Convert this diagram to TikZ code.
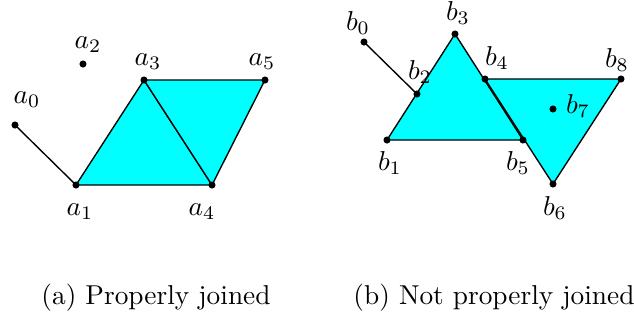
\documentclass[tikz,border=0pt]{standalone}
\definecolor{cyanfill}{RGB}{0,255,255}
\begin{document}
\begin{tikzpicture}[x=0.366pt,y=-0.366pt,
  dot/.style={circle,fill=black,inner sep=0pt,minimum size=2.6pt},
  lbl/.style={inner sep=0pt},
  tri/.style={fill=cyanfill,draw=black,line width=0.5pt,line join=round},
  seg/.style={draw=black,line width=0.5pt}]
\useasboundingbox (0,0) rectangle (634,321);
% left figure
\coordinate (a0) at (15,125);
\coordinate (a1) at (76,185);
\coordinate (a2) at (83,64);
\coordinate (a3) at (144,80);
\coordinate (a4) at (212,185);
\coordinate (a5) at (265,80);
\path[tri] (a1) -- (a3) -- (a4) -- cycle;
\path[tri] (a3) -- (a5) -- (a4) -- cycle;
\path[seg] (a0) -- (a1);
\foreach \p in {a0,a1,a2,a3,a4,a5} \node[dot] (d\p) at (\p) {};
\node[lbl] (la0) at (27,100) {$a_0$};
\node[lbl] (la1) at (80,212) {$a_1$};
\node[lbl] (la2) at (88,45) {$a_2$};
\node[lbl] (la3) at (148,62) {$a_3$};
\node[lbl] (la4) at (202,212) {$a_4$};
\node[lbl] (la5) at (262,62) {$a_5$};
% right figure
\coordinate (b0) at (364,42);
\coordinate (b1) at (387,140);
\coordinate (b2) at (417,94);
\coordinate (b3) at (455,34);
\coordinate (b4) at (485,79);
\coordinate (b5) at (523,140);
\coordinate (b6) at (553,184);
\coordinate (b7) at (553,109);
\coordinate (b8) at (621,79);
\path[tri] (b1) -- (b3) -- (b5) -- cycle;
\path[tri] (b4) -- (b8) -- (b6) -- cycle;
\path[seg] (b0) -- (b2);
\foreach \p in {b0,b1,b2,b3,b4,b5,b6,b7,b8} \node[dot] (d\p) at (\p) {};
\node[lbl] (lb0) at (358,23) {$b_0$};
\node[lbl] (lb1) at (390,163) {$b_1$};
\node[lbl] (lb2) at (420,72) {$b_2$};
\node[lbl] (lb3) at (458,13) {$b_3$};
\node[lbl] (lb4) at (497,58) {$b_4$};
\node[lbl] (lb5) at (518,163) {$b_5$};
\node[lbl] (lb6) at (555,208) {$b_6$};
\node[lbl] (lb7) at (578,106) {$b_7$};
\node[lbl] (lb8) at (617,60) {$b_8$};
% captions
\node[lbl] (capa) at (156,298) {(a) Properly joined};
\node[lbl] (capb) at (494,298) {(b) Not properly joined};
\end{tikzpicture}
\end{document}
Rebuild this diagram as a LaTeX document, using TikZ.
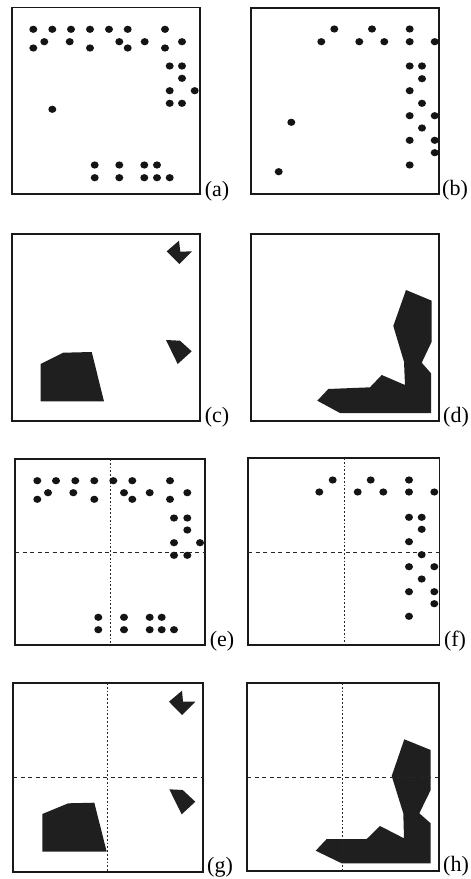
\documentclass[tikz,border=0pt]{standalone}
\usepackage{fontspec}
\setmainfont{Liberation Serif}
\begin{document}
\begin{tikzpicture}[x=1pt,y=-1pt,
  panel/.style={draw=black!90,line width=1.3pt},
  blob/.style={fill=black!88},
  hcut/.style={draw=black!85,line width=0.9pt,dash pattern=on 4pt off 3.5pt},
  vcut/.style={draw=black!85,line width=0.9pt,dash pattern=on 1.8pt off 2pt},
  tag/.style={font=\fontsize{22}{25}\selectfont,inner sep=0pt}]
\useasboundingbox (0,0) rectangle (471,879);
\fill[white] (0,0) rectangle (471,879);

% a spot of the point set
\newcommand\spot[2]{\fill[black!92] (#1,#2) ellipse [x radius=4pt,y radius=3.6pt];}

% ---------- (a) point set ----------
\draw[panel] (12,7.5) rectangle (200,194);
\foreach \p/\q in {33.3/29.3,52.3/29.3,71/29.3,90/29.3,109/29.3,127.7/29.3,165/29.3,
  44.3/41.7,69.7/41.7,119.3/41.7,144.7/41.7,182/41.7,
  33.3/48,90/48,127.7/48,165/48,
  169.7/66,182/66,182/78.3,169.7/90.7,194.7/90.7,169.7/103.3,182/103.3,
  52.3/109.3,
  94.7/165,119.3/165,144.3/165,157/165,
  94.7/177.7,119.3/177.7,144.3/177.7,157/177.7,169.7/177.7}{\spot{\p}{\q}}
\node[tag] (la) at (217,191) {(a)};

% ---------- (b) point set ----------
\draw[panel] (251,8) rectangle (439,194);
\foreach \p/\q in {334.3/29,372/29,409.7/29,
  321.3/41.7,359.3/41.7,384.3/41.7,409.7/41.7,434.7/41.7,
  409.7/66,422/66,422/78.7,409.7/90.7,422/103.3,409.7/115.7,434.7/115.7,
  291.3/122.3,422/128,409.7/140.3,434.7/140.3,434.7/152.7,409.7/165,278.7/171.7}{\spot{\p}{\q}}
\node[tag] (lb) at (455,190) {(b)};

% ---------- (c) regions ----------
\draw[panel] (12,234) rectangle (200,421);
\fill[blob] (40.7,364) -- (63.3,352.7) -- (91.7,352) -- (104,401.3) -- (40.7,401.3) -- cycle;
\fill[blob] (166.7,251.3) -- (179,240.7) -- (180.3,251.7) -- (192,251.3) -- (179.3,264) -- cycle;
\fill[blob] (166,340) -- (180,340.7) -- (191.7,351.3) -- (177.7,364) -- cycle;
\node[tag] (lc) at (217,417) {(c)};

% ---------- (d) region ----------
\draw[panel] (251,234) rectangle (439,421);
\fill[blob] (406,290) -- (431.7,300.7) -- (431.7,341.7) -- (421.7,362.7) -- (431,373.3)
  -- (431,413) -- (340,413) -- (317.3,400.7) -- (328.3,389) -- (370,387.3)
  -- (381.7,375) -- (405,385) -- (404,361.7) -- (393.3,326) -- cycle;
\node[tag] (ld) at (456,417) {(d)};

% ---------- (e) point set, split in quarters ----------
\draw[panel] (15,459) rectangle (205,645);
\draw[vcut] (110,459) -- (110,645);
\draw[hcut] (15,552.3) -- (205,552.3);
\foreach \p/\q in {37.3/480.7,56/480.7,75.3/480.7,94.3/480.7,113.3/480.7,132.3/480.7,170/480.7,
  48/492.7,73.3/492.7,124/492.7,149.7/492.7,187.3/492.7,
  37.3/499.3,94.3/499.3,132.3/499.3,170/499.3,
  174/518,187.3/518,187.3/530,174/542.7,200/542.7,174/555.3,187.3/555.3,
  98.3/617.3,124/617.3,149.7/617.3,161.7/617.3,
  98.3/629.7,124/629.7,149.7/629.7,161.7/629.7,174/629.7}{\spot{\p}{\q}}
\node[tag] (le) at (222,641) {(e)};

% ---------- (f) point set, split in quarters ----------
\draw[panel] (248,458) rectangle (439.5,645);
\draw[vcut] (344.3,458) -- (344.3,645);
\draw[hcut] (248,552.3) -- (439.5,552.3);
\foreach \p/\q in {332.7/480,370.7/480,409/480,
  319.3/492,357.7/492,383.3/492,409/492,434.3/492,
  409/517.3,421.7/517.3,421.7/529.3,409/541.7,421.7/554.7,409/566.7,434.3/566.7,
  421.7/579,409/591.7,434.3/591.7,434.3/603.7,409/616.3}{\spot{\p}{\q}}
\node[tag] (lf) at (455,641) {(f)};

% ---------- (g) regions, split in quarters ----------
\draw[panel] (13,683) rectangle (203,872);
\fill[blob] (42.3,814) -- (68.3,803.3) -- (94.3,802.7) -- (106.7,851.7) -- (42.3,851.7) -- cycle;
\fill[blob] (169,701.7) -- (182,690.7) -- (183,701.7) -- (195.3,701.7) -- (182,715) -- cycle;
\fill[blob] (169.3,789.3) -- (182.7,790) -- (195.3,801.7) -- (181.7,814.3) -- cycle;
\draw[vcut] (107.7,683) -- (107.7,872);
\draw[hcut] (13,777.7) -- (203,777.7);
\node[tag] (lg) at (220,867) {(g)};

% ---------- (h) region, split in quarters ----------
\draw[panel] (247,683) rectangle (439,871);
\fill[blob] (404.3,739.3) -- (430.7,750) -- (430.7,790) -- (419.3,813.3) -- (430.7,823.3)
  -- (430.7,863.3) -- (341.7,863.3) -- (315.7,850.7) -- (326.7,839) -- (366.7,839)
  -- (380,826) -- (404,838.3) -- (403.3,813.3) -- (391.7,776) -- cycle;
\draw[vcut] (342.3,683) -- (342.3,871);
\draw[hcut] (247,777.7) -- (439,777.7);
\node[tag] (lh) at (456,866) {(h)};
\end{tikzpicture}
\end{document}
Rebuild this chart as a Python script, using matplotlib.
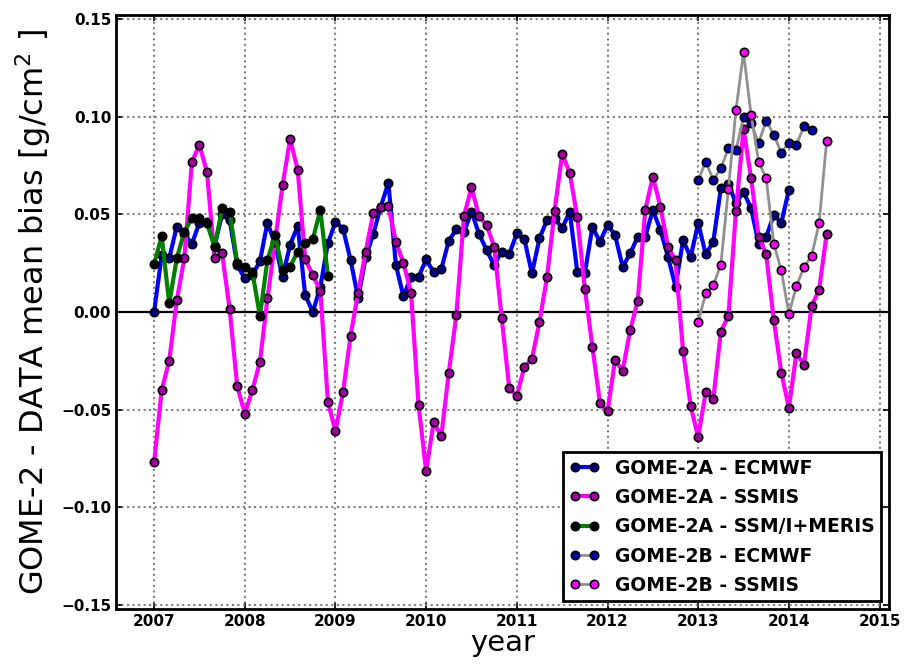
import matplotlib
matplotlib.use("Agg")
import matplotlib.pyplot as plt
import numpy as np

# monthly bias values, first point = Jan 2007
a_ecmwf = [0.0, 0.029, 0.0275, 0.0438, 0.040, 0.035, 0.0458, 0.046, 0.034, 0.050, 0.047, 0.024,
           0.0173, 0.019, 0.026, 0.0458, 0.035, 0.018, 0.0345, 0.0441, 0.0087, 0.0, 0.013, 0.0352,
           0.0463, 0.0426, 0.0267, 0.007, 0.028, 0.040, 0.054, 0.0663, 0.024, 0.008, 0.018, 0.018,
           0.027, 0.0204, 0.0219, 0.0366, 0.0424, 0.041, 0.0514, 0.040, 0.0318, 0.024, 0.031, 0.0297,
           0.0403, 0.0373, 0.0198, 0.0378, 0.0472, 0.048, 0.0429, 0.0514, 0.0207, 0.0198, 0.0437, 0.036,
           0.0446, 0.0395, 0.0232, 0.030, 0.0386, 0.0386, 0.0523, 0.042, 0.0284, 0.013, 0.0368, 0.028,
           0.0457, 0.0296, 0.036, 0.0634, 0.0656, 0.0557, 0.0616, 0.0531, 0.0351, 0.0385, 0.0497, 0.0457,
           0.0625]
a_ssmis = [-0.077, -0.040, -0.025, 0.006, 0.0275, 0.077, 0.0856, 0.0716, 0.0275, 0.030, 0.0015, -0.038,
           -0.052, -0.040, -0.0255, 0.007, 0.036, 0.065, 0.0886, 0.073, 0.027, 0.019, 0.011, -0.046,
           -0.061, -0.041, -0.012, 0.010, 0.031, 0.0506, 0.054, 0.0544, 0.036, 0.025, 0.010, -0.0477,
           -0.0814, -0.0562, -0.0636, -0.031, -0.0014, 0.049, 0.064, 0.049, 0.0446, 0.0335, -0.003, -0.039,
           -0.043, -0.028, -0.024, -0.005, 0.018, 0.052, 0.081, 0.0714, 0.0485, 0.012, -0.0178, -0.0465,
           -0.0508, -0.0246, -0.030, -0.0092, 0.0058, 0.0523, 0.0694, 0.054, 0.0335, 0.0265, -0.020, -0.048,
           -0.064, -0.041, -0.0445, -0.010, -0.002, 0.052, 0.0937, 0.0685, 0.0385, 0.0296, -0.004, -0.031,
           -0.049, -0.021, -0.027, 0.003, 0.0115, 0.040]
a_meris = [0.0246, 0.039, 0.0044, 0.0275, 0.0412, 0.048, 0.048, 0.0455, 0.0335, 0.0531, 0.0515, 0.025,
           0.0232, 0.0207, -0.0021, 0.0267, 0.0395, 0.0215, 0.0232, 0.031, 0.0352, 0.0373, 0.0523, 0.0185]
# GOME-2B, first point = Jan 2013
b_ecmwf = [0.0676, 0.077, 0.0676, 0.0736, 0.0839, 0.083, 0.0998, 0.097, 0.0865, 0.0981, 0.0908, 0.0817,
           0.0868, 0.0856, 0.0954, 0.093]
b_ssmis = [-0.005, 0.0096, 0.0137, 0.0243, 0.063, 0.1036, 0.133, 0.101, 0.077, 0.0685, 0.035, 0.0214,
           -0.0009, 0.0132, 0.0231, 0.0286, 0.0454, 0.0877]

def months(start, n):
    return start + np.arange(n) / 12.0

fig = plt.figure(figsize=(9.1, 6.64), dpi=100)
ax = fig.add_axes([0.1275, 0.083, 0.849, 0.894])

ax.axhline(0, color='k', lw=1.6, zorder=2)
ax.plot(months(2007, len(a_ecmwf)), a_ecmwf, '-o', color='#0000ff', lw=3, ms=6,
        mfc='#000080', mec='k', mew=1.2, label='GOME-2A - ECMWF', zorder=3)
ax.plot(months(2007, len(a_ssmis)), a_ssmis, '-o', color='#ff00ff', lw=3, ms=6,
        mfc='#a000a0', mec='k', mew=1.2, label='GOME-2A - SSMIS', zorder=3)
ax.plot(months(2007, len(a_meris)), a_meris, '-o', color='#008000', lw=3, ms=6,
        mfc='k', mec='k', mew=1.2, label='GOME-2A - SSM/I+MERIS', zorder=3)
ax.plot(months(2013, len(b_ecmwf)), b_ecmwf, '-o', color='#909090', lw=2, ms=6,
        mfc='#0000b0', mec='k', mew=1.2, label='GOME-2B - ECMWF', zorder=4)
ax.plot(months(2013, len(b_ssmis)), b_ssmis, '-o', color='#909090', lw=2, ms=6,
        mfc='#ff00ff', mec='k', mew=1.2, label='GOME-2B - SSMIS', zorder=4)

ax.set_xlim(2006.58, 2015.1)
ax.set_ylim(-0.152, 0.152)
years = list(range(2007, 2016))
ax.set_xticks(years)
ax.set_xticklabels([str(y) for y in years])
yt = [-0.15, -0.10, -0.05, 0.0, 0.05, 0.10, 0.15]
ax.set_yticks(yt)
ax.set_yticklabels(['%.2f' % v if v >= 0 else '\u2212%.2f' % -v for v in yt])
ax.grid(True, linestyle=':', color='0.5', lw=1.5)
ax.tick_params(direction='in', length=4, width=1.2, labelsize=11, top=True, right=True)
for lab in ax.get_xticklabels() + ax.get_yticklabels():
    lab.set_fontweight('bold')
for s in ax.spines.values():
    s.set_linewidth(2)

ax.set_xlabel('year', fontsize=21, labelpad=0)
ax.set_ylabel('GOME-2 - DATA mean bias [g/cm$^2$ ]', fontsize=23, labelpad=6)

leg = ax.legend(loc='lower right', numpoints=2, fancybox=False, framealpha=1,
                edgecolor='k', prop={'size': 13.5, 'weight': 'bold'}, handlelength=1.6,
                borderaxespad=0.4, labelspacing=0.55, borderpad=0.35)
leg.get_frame().set_linewidth(2)

fig.savefig('out.png', dpi=100)
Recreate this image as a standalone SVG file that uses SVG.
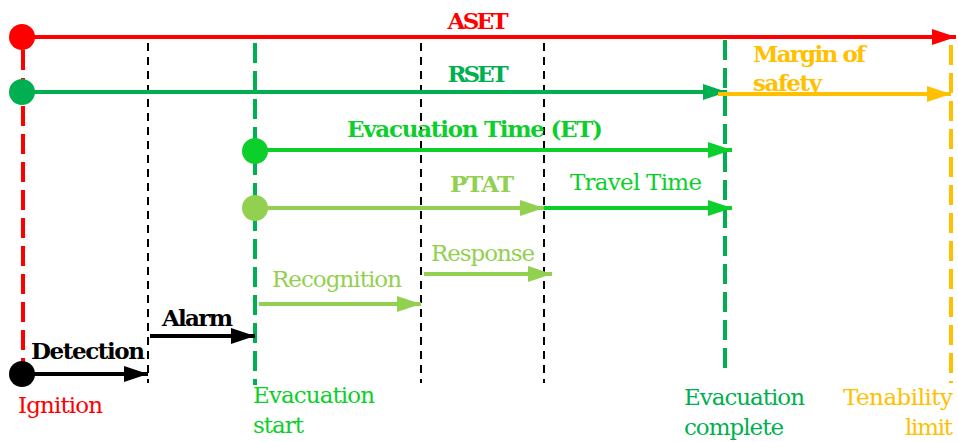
<svg xmlns="http://www.w3.org/2000/svg" width="958" height="442" viewBox="0 0 958 442">
<style>
text{font-family:'DejaVu Serif','Liberation Serif',serif;font-size:23px}
.b{font-weight:bold}
.ln{stroke-width:4;fill:none}
.vd{stroke-width:4;stroke-dasharray:20 8;fill:none}
.vk{stroke:#000;stroke-width:2;stroke-dasharray:8 6;fill:none}
.red{fill:#ff0000}.rs{fill:#00b050}.et{fill:#0ccf2b}.pt{fill:#92d050}.ye{fill:#ffc000}.bk{fill:#000}
</style>
<defs>
<marker id="aR" markerUnits="userSpaceOnUse" markerWidth="26" markerHeight="18" refX="24" refY="8" orient="auto"><path d="M0,0 L24,8 L0,16 Z" fill="#ff0000"/></marker>
<marker id="aG" markerUnits="userSpaceOnUse" markerWidth="26" markerHeight="18" refX="24" refY="8" orient="auto"><path d="M0,0 L24,8 L0,16 Z" fill="#00b050"/></marker>
<marker id="aE" markerUnits="userSpaceOnUse" markerWidth="26" markerHeight="18" refX="24" refY="8" orient="auto"><path d="M0,0 L24,8 L0,16 Z" fill="#0ccf2b"/></marker>
<marker id="aP" markerUnits="userSpaceOnUse" markerWidth="26" markerHeight="18" refX="24" refY="8" orient="auto"><path d="M0,0 L24,8 L0,16 Z" fill="#92d050"/></marker>
<marker id="aY" markerUnits="userSpaceOnUse" markerWidth="26" markerHeight="18" refX="24" refY="8" orient="auto"><path d="M0,0 L24,8 L0,16 Z" fill="#ffc000"/></marker>
<marker id="aK" markerUnits="userSpaceOnUse" markerWidth="26" markerHeight="18" refX="24" refY="8" orient="auto"><path d="M0,0 L24,8 L0,16 Z" fill="#000"/></marker>
<clipPath id="mclip"><rect x="740" y="30" width="160" height="62"/></clipPath>
</defs>

<g id="guides">
<line class="vd" x1="23" y1="50" x2="23" y2="362" stroke="#ff0000"/>
<line class="vk" x1="148" y1="43" x2="148" y2="383"/>
<line class="vd" x1="255" y1="43" x2="255" y2="385" stroke="#00b050"/>
<line class="vk" x1="421" y1="43" x2="421" y2="383"/>
<line class="vk" x1="544" y1="43" x2="544" y2="383"/>
<line class="vd" x1="725" y1="40" x2="725" y2="374" stroke="#00b050"/>
<line class="vd" x1="951" y1="45" x2="951" y2="383" stroke="#ffc000"/>
</g>

<g id="connectors">
<line class="ln" x1="22" y1="37" x2="956" y2="37" stroke="#ff0000" marker-end="url(#aR)"/>
<line class="ln" x1="22" y1="92" x2="727" y2="92" stroke="#00b050" marker-end="url(#aG)"/>
<line class="ln" x1="718" y1="94" x2="951" y2="94" stroke="#ffc000" marker-end="url(#aY)"/>
<line class="ln" x1="255" y1="150" x2="732" y2="150" stroke="#0ccf2b" marker-end="url(#aE)"/>
<line class="ln" x1="255" y1="208" x2="544" y2="208" stroke="#92d050" marker-end="url(#aP)"/>
<line class="ln" x1="544" y1="208" x2="732" y2="208" stroke="#0ccf2b" marker-end="url(#aE)"/>
<line class="ln" x1="259" y1="304" x2="421" y2="304" stroke="#92d050" marker-end="url(#aP)"/>
<line class="ln" x1="424" y1="274" x2="552" y2="274" stroke="#92d050" marker-end="url(#aP)"/>
<line class="ln" x1="150" y1="336" x2="255" y2="336" stroke="#000" marker-end="url(#aK)"/>
<line class="ln" x1="22" y1="374" x2="148" y2="374" stroke="#000" marker-end="url(#aK)"/>
</g>

<g id="ignition"><circle cx="22" cy="37" r="13" fill="#ff0000"/><circle cx="22" cy="374" r="13" fill="#000"/><text class="red" x="18" y="413" textLength="85">Ignition</text></g>
<g id="rset-start"><circle cx="22" cy="92" r="13" fill="#00b050"/></g>
<g id="et-start"><circle cx="255" cy="151" r="13" fill="#0ccf2b"/></g>
<g id="ptat-start"><circle cx="255" cy="208" r="13" fill="#92d050"/></g>

<g id="aset"><text class="b red" x="478" y="29" text-anchor="middle" textLength="61">ASET</text></g>
<g id="rset"><text class="b rs" x="478" y="82" text-anchor="middle" textLength="61">RSET</text></g>
<g id="margin"><g clip-path="url(#mclip)"><text class="b ye" x="753" y="62" textLength="113">Margin of</text><text class="b ye" x="753" y="91" textLength="69">safety</text></g></g>
<g id="et"><text class="b et" x="347" y="137" textLength="256">Evacuation Time (ET)</text></g>
<g id="ptat"><text class="b pt" x="450" y="192" textLength="64">PTAT</text></g>
<g id="travel"><text class="et" x="570" y="190" textLength="132">Travel Time</text></g>
<g id="recognition"><text class="pt" x="272" y="287" textLength="130">Recognition</text></g>
<g id="response"><text class="pt" x="431" y="261" textLength="104">Response</text></g>
<g id="alarm"><text class="b bk" x="162" y="326" textLength="71">Alarm</text></g>
<g id="detection"><text class="b bk" x="31" y="359" textLength="114">Detection</text></g>
<g id="evac-start"><text class="et" x="253" y="403" textLength="122">Evacuation</text><text class="et" x="253" y="433" textLength="51">start</text></g>
<g id="evac-complete"><text class="rs" x="684" y="405" textLength="121">Evacuation</text><text class="rs" x="684" y="435" textLength="100">complete</text></g>
<g id="tenability"><text class="ye" x="953" y="405" text-anchor="end" textLength="110">Tenability</text><text class="ye" x="953" y="435" text-anchor="end" textLength="48">limit</text></g>
</svg>
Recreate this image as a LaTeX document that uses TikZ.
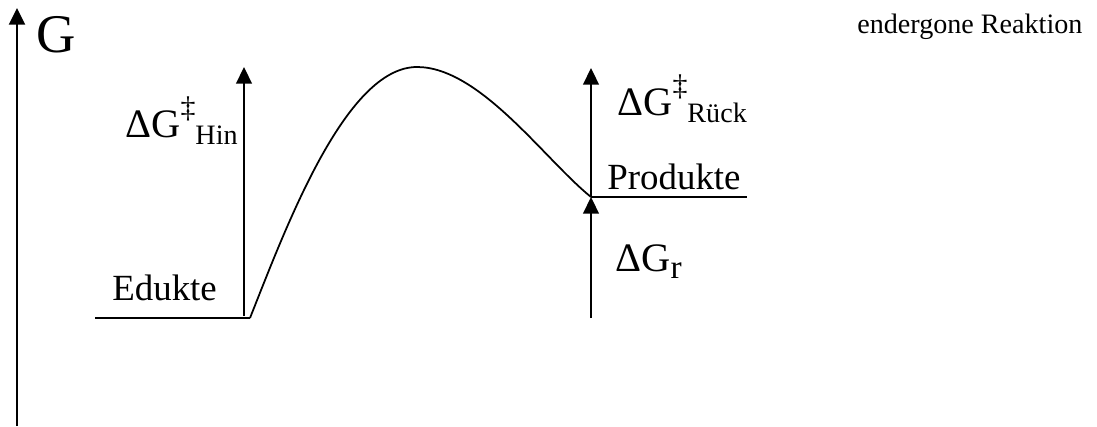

» WHAT YOU ARE ASKED TO DO
Of all the lines above, how many contain "using"? Give the number and nothing more.

» ANSWER TO THIS PROBLEM
2